The BBC has gone some way to improving the gender balance in pay for top-tier talent after its annual financial results showed that it had begun to close this gap.
The British public broadcaster said that the proportion of top earners has fallen from a 75/25 split in favor of men to a 60/40 split. This comes as the BBC remains committed to publishing the salaries of those that earn over £150,000 a year from license fee money. It noted that around 20% of those on the list are from a black, Asian, minority ethnic (BAME) background and that it hopes to close its gender pay gap by 2020,
Some 95 executives and 96 on-screen talents are paid over this threshold. However, there are no female stars among its top ten highest paid stars, which includes Match of the Day presenter Gary Lineker, who is paid between £1.75m and £1.76m and Radio 2 presenter Chris Evans, who is paid between £1.66m and £1.67m. The highest paid women is Claudia Winkelman, who earns between £370,0000 and £379,999 a year for her radio presenting. The BBC does not have to reveal salaries paid through independent production companies or BBC Studios.

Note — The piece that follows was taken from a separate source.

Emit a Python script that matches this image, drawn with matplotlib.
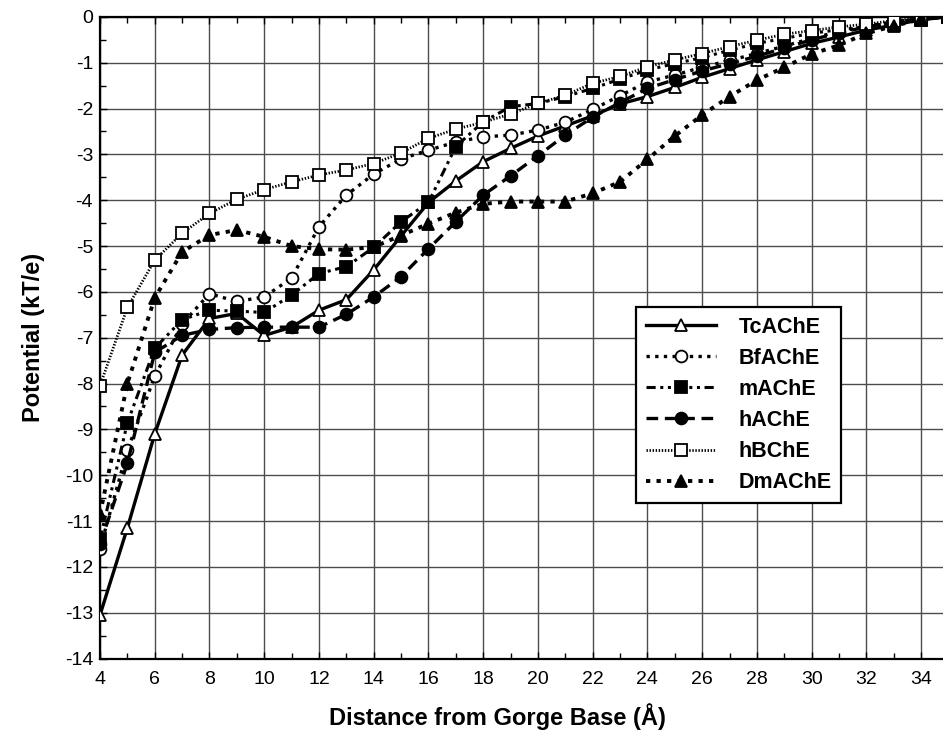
import numpy as np
import matplotlib
matplotlib.use('Agg')
import matplotlib.pyplot as plt
from matplotlib.ticker import MultipleLocator

# distance from gorge base (A)
dist = list(range(4, 36))

tc_ache = [-13.05, -11.15, -9.1, -7.38, -6.58, -6.47, -6.95, -6.77, -6.4, -6.17,
           -5.52, -4.78, -4.05, -3.58, -3.16, -2.87, -2.6, -2.38, -2.16, -1.9,
           -1.74, -1.54, -1.32, -1.13, -0.94, -0.76, -0.58, -0.44, -0.29, -0.18, -0.06, 0.0]
bf_ache = [-11.6, -9.46, -7.84, -6.7, -6.04, -6.21, -6.11, -5.7, -4.58, -3.89,
           -3.43, -3.1, -2.91, -2.73, -2.62, -2.58, -2.47, -2.3, -2.02, -1.72,
           -1.42, -1.27, -1.1, -0.95, -0.8, -0.64, -0.47, -0.32, -0.2, -0.11, -0.04, 0.0]
m_ache = [-11.4, -8.86, -7.23, -6.61, -6.4, -6.42, -6.45, -6.07, -5.6, -5.45,
          -5.03, -4.47, -4.05, -2.83, -2.29, -1.96, -1.89, -1.74, -1.56, -1.36,
          -1.16, -1.02, -0.89, -0.73, -0.58, -0.47, -0.36, -0.28, -0.22, -0.15, -0.06, 0.0]
h_ache = [-11.5, -9.74, -7.32, -6.95, -6.82, -6.78, -6.77, -6.77, -6.77, -6.49,
          -6.11, -5.67, -5.06, -4.47, -3.89, -3.47, -3.03, -2.58, -2.19, -1.87,
          -1.56, -1.37, -1.18, -1.02, -0.86, -0.68, -0.5, -0.35, -0.22, -0.12, -0.04, 0.0]
h_bche = [-8.05, -6.34, -5.31, -4.72, -4.29, -3.98, -3.77, -3.6, -3.45, -3.34,
          -3.2, -2.97, -2.65, -2.45, -2.3, -2.12, -1.89, -1.71, -1.45, -1.3,
          -1.09, -0.94, -0.8, -0.65, -0.51, -0.38, -0.3, -0.22, -0.16, -0.08, -0.03, 0.0]
dm_ache = [-10.85, -8.0, -6.13, -5.13, -4.76, -4.65, -4.8, -5.0, -5.07, -5.08,
           -5.02, -4.77, -4.51, -4.27, -4.08, -4.03, -4.03, -4.03, -3.85, -3.6,
           -3.11, -2.6, -2.14, -1.74, -1.38, -1.1, -0.81, -0.62, -0.36, -0.2, -0.05, 0.0]

series = [
    ('TcAChE', tc_ache, '-', 2.4, '^', 'white'),
    ('BfAChE', bf_ache, (0, (1, 1.6)), 2.4, 'o', 'white'),
    ('mAChE', m_ache, (0, (3, 1.5, 1, 1.5, 1, 1.5)), 2.2, 's', 'black'),
    ('hAChE', h_ache, (0, (3.5, 2)), 2.4, 'o', 'black'),
    ('hBChE', h_bche, (0, (0.5, 0.6)), 2.0, 's', 'white'),
    ('DmAChE', dm_ache, (0, (1.1, 1.6)), 2.8, '^', 'black'),
]

plt.rcParams['font.family'] = ['Liberation Sans', 'DejaVu Sans']
plt.rcParams['axes.unicode_minus'] = False

fig = plt.figure(figsize=(9.43, 7.32), dpi=100)
ax = fig.add_axes([100 / 943, 0.1003, 843 / 943, 0.977 - 0.1003])

for name, vals, ls, lw, mk, fc in series:
    ax.plot(dist, vals, linestyle=ls, linewidth=lw, color='black',
            marker=mk, markersize=8.5, markerfacecolor=fc,
            markeredgecolor='black', markeredgewidth=1.3, label=name,
            zorder=3)

ax.set_xlim(4, 34.8)
ax.set_ylim(-14, 0)
ax.xaxis.set_major_locator(MultipleLocator(2))
ax.xaxis.set_minor_locator(MultipleLocator(1))
ax.yaxis.set_major_locator(MultipleLocator(1))
ax.yaxis.set_minor_locator(MultipleLocator(0.5))
ax.grid(True, which='major', color='0.3', linewidth=1.0, zorder=1)
ax.set_axisbelow(True)

ax.tick_params(which='both', direction='in', top=True, right=False, colors='black')
ax.tick_params(which='major', length=5, width=1, labelsize=14, pad=5)
ax.tick_params(axis='x', which='major', pad=9)
ax.tick_params(which='minor', length=4, width=1)

ax.spines['right'].set_visible(False)
for s in ['left', 'bottom', 'top']:
    ax.spines[s].set_linewidth(1.6)

ax.set_xlabel('Distance from Gorge Base (Å)', fontsize=17, fontweight='bold')
ax.xaxis.set_label_coords(0.472, -0.069)
ax.set_ylabel('Potential (kT/e)', fontsize=17, fontweight='bold', labelpad=14)

leg = ax.legend(loc='upper left', bbox_to_anchor=(0.636, 0.548), borderaxespad=0,
                numpoints=1, handlelength=3.25, handletextpad=1.05, labelspacing=0.47,
                borderpad=0.45, fancybox=False, shadow=False, framealpha=1,
                edgecolor='black', prop={'weight': 'bold', 'size': 15.5})
leg.get_frame().set_linewidth(1.6)

plt.savefig('out.png', dpi=100)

Tony Hall, Director-General, says: “I hope this report shows just how powerful a creative force the BBC continues to be for Britain. Were here to provide great services for everyone. And what this report has proved once again is that, while we cant always compete on budgets, we can still win the awards, and we still bring the country together and represent its voices like no one else.
“Im proud of the BBC. Im confident for the future. Above all, I believe that we have never been more needed in a fast-changing world. And that a strong BBC can be powerful champion for Britain.”